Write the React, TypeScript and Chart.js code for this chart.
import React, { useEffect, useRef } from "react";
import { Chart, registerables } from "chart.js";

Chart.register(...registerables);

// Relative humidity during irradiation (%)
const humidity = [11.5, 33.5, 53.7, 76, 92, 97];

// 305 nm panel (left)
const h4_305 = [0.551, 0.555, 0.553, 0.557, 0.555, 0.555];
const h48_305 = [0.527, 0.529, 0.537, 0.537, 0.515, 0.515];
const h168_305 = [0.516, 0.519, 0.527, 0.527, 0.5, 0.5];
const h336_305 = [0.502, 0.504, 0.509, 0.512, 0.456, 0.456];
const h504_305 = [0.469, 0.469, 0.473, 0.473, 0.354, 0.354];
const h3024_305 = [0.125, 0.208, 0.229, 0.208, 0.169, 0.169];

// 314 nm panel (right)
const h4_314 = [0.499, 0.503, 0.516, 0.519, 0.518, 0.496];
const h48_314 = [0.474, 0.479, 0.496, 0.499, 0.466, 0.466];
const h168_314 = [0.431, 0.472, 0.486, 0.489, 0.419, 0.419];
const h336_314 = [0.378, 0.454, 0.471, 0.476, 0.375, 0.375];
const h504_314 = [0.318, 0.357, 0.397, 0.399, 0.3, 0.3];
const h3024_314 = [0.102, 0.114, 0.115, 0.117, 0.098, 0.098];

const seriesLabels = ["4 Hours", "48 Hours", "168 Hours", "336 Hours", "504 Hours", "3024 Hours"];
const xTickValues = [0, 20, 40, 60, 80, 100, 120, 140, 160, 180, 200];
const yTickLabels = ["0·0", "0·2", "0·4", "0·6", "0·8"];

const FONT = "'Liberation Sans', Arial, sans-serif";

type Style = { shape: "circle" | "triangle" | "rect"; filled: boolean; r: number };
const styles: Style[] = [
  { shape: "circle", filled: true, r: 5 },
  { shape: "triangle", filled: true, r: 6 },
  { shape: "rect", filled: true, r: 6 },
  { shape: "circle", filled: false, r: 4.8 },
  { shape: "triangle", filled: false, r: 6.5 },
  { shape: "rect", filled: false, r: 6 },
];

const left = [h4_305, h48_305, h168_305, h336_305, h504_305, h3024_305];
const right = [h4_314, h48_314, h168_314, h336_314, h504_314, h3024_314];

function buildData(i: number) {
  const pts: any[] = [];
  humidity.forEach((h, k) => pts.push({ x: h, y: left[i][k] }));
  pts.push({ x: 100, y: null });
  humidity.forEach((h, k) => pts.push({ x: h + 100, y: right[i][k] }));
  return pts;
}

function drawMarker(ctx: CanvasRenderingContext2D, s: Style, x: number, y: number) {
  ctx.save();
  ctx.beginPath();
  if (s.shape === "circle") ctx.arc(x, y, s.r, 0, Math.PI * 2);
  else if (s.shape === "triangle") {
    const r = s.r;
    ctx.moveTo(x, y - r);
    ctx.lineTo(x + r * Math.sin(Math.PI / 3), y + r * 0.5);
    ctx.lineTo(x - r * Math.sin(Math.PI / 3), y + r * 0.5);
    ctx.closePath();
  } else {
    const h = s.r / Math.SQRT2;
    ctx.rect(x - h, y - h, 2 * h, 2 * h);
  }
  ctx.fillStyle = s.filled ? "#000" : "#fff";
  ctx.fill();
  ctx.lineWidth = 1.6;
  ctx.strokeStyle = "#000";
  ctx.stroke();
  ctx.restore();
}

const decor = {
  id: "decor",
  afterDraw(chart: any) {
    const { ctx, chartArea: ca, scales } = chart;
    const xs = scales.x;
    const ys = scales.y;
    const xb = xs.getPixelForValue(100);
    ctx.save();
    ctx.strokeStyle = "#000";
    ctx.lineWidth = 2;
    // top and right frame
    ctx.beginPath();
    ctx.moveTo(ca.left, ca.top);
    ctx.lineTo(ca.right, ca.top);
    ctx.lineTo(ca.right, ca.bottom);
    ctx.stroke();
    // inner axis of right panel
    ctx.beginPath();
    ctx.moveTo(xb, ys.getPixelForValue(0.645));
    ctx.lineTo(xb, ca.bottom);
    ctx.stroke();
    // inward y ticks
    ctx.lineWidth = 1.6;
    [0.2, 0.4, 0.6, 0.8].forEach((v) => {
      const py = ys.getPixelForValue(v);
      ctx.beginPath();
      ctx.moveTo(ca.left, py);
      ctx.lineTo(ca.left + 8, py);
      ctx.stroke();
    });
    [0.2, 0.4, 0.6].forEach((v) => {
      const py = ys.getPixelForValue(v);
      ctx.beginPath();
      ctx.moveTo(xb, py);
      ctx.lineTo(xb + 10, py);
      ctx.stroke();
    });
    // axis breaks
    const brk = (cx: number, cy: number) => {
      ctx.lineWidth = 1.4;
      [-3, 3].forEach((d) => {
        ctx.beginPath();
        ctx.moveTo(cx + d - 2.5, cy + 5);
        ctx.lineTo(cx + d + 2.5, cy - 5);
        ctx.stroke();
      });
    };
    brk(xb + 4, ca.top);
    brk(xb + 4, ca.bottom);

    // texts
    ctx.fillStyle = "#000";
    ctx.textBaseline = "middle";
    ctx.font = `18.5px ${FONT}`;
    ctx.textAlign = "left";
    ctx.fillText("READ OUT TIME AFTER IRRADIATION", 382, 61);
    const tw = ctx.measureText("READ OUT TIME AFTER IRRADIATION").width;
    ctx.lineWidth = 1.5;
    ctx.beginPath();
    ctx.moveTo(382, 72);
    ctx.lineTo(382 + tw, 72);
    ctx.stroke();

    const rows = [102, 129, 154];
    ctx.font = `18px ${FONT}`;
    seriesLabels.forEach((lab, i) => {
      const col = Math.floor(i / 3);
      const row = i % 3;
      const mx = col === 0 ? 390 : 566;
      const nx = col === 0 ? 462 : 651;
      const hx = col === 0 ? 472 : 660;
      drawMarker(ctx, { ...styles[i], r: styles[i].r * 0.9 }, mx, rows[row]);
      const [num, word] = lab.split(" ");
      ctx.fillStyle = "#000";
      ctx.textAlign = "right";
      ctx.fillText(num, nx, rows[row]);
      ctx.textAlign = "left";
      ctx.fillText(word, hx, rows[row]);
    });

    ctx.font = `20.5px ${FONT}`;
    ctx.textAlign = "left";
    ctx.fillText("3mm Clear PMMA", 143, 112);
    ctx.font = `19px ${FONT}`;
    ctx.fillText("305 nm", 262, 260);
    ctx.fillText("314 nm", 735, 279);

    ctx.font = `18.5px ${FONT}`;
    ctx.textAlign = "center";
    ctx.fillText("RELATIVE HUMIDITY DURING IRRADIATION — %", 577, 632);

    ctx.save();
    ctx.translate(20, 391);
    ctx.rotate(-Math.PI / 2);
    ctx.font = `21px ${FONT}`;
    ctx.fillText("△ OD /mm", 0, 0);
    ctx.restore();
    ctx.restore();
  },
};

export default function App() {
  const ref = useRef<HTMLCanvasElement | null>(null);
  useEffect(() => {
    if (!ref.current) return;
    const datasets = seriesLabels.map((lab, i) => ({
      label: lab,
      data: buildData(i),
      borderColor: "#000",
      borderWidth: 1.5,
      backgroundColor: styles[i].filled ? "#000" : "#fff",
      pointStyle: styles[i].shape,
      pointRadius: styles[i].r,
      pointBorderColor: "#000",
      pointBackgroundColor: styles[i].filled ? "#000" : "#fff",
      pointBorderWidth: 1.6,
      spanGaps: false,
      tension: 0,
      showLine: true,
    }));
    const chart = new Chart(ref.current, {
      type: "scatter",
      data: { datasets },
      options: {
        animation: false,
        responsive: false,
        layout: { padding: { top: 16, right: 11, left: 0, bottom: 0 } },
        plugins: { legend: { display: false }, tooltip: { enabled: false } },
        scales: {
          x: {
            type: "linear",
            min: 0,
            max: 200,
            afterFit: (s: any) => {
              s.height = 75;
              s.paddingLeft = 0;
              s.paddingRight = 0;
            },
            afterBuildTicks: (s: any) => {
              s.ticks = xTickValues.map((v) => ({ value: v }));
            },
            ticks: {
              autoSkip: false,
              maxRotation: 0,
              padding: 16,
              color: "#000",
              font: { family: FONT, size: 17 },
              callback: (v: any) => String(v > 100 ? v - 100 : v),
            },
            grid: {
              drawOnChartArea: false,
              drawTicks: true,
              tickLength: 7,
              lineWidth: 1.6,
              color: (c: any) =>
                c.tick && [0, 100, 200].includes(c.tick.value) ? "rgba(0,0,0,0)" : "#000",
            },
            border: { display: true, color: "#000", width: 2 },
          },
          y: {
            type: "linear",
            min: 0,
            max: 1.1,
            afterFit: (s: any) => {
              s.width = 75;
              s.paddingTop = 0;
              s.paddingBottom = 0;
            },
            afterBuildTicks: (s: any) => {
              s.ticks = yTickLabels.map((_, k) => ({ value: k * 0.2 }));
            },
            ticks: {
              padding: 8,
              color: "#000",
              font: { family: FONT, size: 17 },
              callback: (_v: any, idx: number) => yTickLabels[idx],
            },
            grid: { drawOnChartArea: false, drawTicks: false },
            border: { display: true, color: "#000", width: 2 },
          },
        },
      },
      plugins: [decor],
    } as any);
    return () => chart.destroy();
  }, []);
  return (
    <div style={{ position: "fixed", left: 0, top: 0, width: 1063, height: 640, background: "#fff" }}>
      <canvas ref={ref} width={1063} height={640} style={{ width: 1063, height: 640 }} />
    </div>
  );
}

#####

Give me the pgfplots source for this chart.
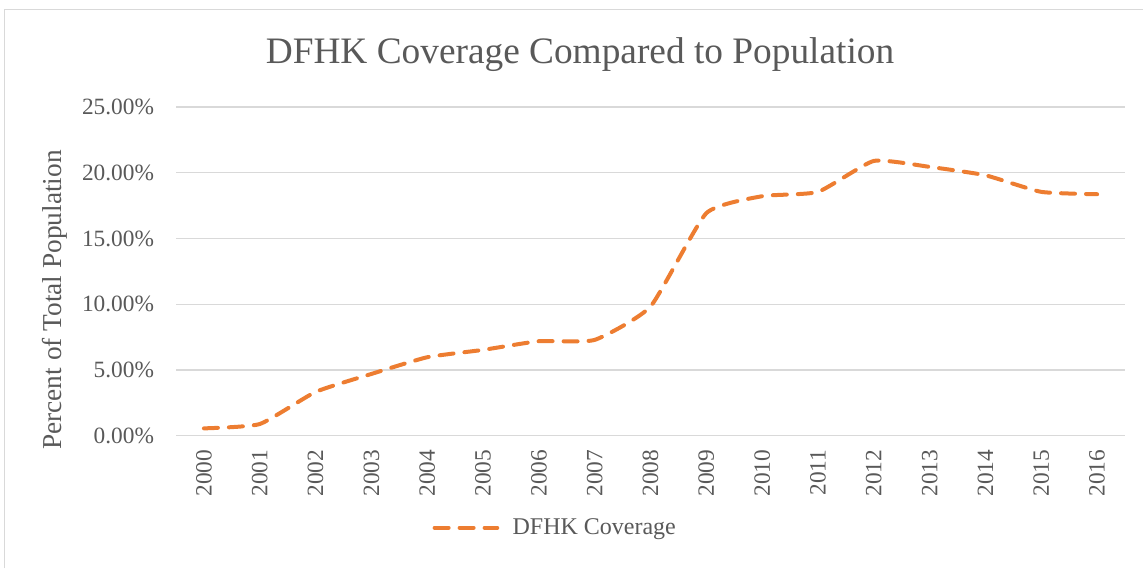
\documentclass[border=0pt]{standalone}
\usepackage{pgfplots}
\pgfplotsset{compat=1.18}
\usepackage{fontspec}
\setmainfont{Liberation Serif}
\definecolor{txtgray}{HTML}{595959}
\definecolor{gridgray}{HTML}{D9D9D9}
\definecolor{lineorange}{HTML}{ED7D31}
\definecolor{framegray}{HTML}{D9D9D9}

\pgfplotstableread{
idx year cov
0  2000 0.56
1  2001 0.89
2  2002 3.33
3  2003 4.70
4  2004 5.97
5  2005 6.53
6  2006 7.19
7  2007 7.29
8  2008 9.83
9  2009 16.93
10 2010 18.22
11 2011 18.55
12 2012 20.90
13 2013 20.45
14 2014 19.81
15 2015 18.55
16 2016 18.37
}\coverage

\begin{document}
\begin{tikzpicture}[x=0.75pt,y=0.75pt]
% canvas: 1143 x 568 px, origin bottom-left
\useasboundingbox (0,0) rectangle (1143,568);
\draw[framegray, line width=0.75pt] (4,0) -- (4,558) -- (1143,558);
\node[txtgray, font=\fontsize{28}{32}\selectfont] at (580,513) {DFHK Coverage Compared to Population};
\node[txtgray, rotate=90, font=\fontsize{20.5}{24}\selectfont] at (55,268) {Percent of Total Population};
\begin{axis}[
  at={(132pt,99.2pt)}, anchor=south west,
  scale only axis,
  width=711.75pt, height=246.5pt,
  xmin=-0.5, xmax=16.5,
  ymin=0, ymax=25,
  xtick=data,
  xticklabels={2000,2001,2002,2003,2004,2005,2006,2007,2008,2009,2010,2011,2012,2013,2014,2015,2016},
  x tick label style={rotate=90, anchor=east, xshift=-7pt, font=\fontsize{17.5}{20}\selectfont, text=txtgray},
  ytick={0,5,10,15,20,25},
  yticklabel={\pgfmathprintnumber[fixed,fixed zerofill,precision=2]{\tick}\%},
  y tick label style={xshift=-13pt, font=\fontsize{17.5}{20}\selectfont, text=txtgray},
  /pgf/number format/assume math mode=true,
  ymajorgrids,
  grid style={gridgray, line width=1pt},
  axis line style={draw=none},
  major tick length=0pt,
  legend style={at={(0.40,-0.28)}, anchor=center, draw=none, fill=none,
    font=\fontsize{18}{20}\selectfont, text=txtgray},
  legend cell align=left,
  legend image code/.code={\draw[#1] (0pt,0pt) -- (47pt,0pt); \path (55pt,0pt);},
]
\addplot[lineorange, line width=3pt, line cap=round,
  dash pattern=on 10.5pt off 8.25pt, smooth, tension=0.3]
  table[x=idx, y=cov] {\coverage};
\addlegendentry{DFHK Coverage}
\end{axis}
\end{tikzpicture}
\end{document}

#####

Retype exactly what runs from the line containing "Write the React, TypeScript" through the line containing "const h3024_305 = [0.125, 0.208, 0.229, 0.208, 0.169, 0.169];", both lines included, and stop there.

**Final result:**
Write the React, TypeScript and Chart.js code for this chart.
import React, { useEffect, useRef } from "react";
import { Chart, registerables } from "chart.js";

Chart.register(...registerables);

// Relative humidity during irradiation (%)
const humidity = [11.5, 33.5, 53.7, 76, 92, 97];

// 305 nm panel (left)
const h4_305 = [0.551, 0.555, 0.553, 0.557, 0.555, 0.555];
const h48_305 = [0.527, 0.529, 0.537, 0.537, 0.515, 0.515];
const h168_305 = [0.516, 0.519, 0.527, 0.527, 0.5, 0.5];
const h336_305 = [0.502, 0.504, 0.509, 0.512, 0.456, 0.456];
const h504_305 = [0.469, 0.469, 0.473, 0.473, 0.354, 0.354];
const h3024_305 = [0.125, 0.208, 0.229, 0.208, 0.169, 0.169];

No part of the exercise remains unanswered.